Since starting her career in theatre in the 1990s, the prolific set designer has continued to work across disciplines, staging everything from operas to Olympic ceremonies.

Find out more about Es Devlin ›


Photo by Geordie Wood

Elizabeth Diller, co-founder of Diller Scofidio + Renfro

American architect Elizabeth Diller co-founded Diller Scofidio + Renfro with her partner Ricardo Scofidio in 1979 and has since become a powerful force within design, architecture research and education.

Her firm’s long list of projects include the provocative Blur Building in Switzerland and some of the most significant buildings in recent New York history, including the High Line, an 88-storey skyscraper at 15 Hudson Yards and The Shed in Manhattan, which features a retractable roof.

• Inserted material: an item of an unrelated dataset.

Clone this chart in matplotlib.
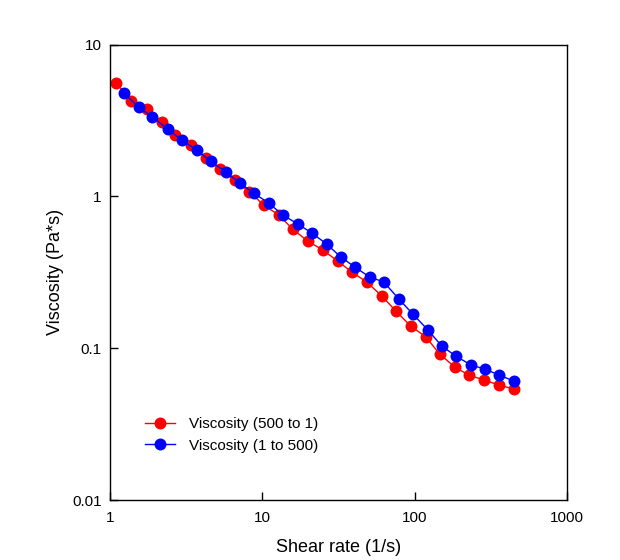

Diller is also a professor of architectural design at Princeton University. She received the 2022 Wolf Prize for architecture, the 2019 Royal Academy of Arts architecture prize and has been twice named on Time magazine’s most-influential list.

Find out more about Elizabeth Diller ›


Photo courtesy of the AIA

Kimberly Dowdell, AIA president and principal at HOK

Detroit-born architect Kimberly Dowdell is a principal at the international architecture studio HOK, where she serves as director of strategic relationships.

In 2022, Dowdell was elected the first Black woman to lead the American Institute of Architects (AIA) as president in 2024. Her platform for the year-long presidency includes a focus on climate change and navigating the architectural world through technological changes.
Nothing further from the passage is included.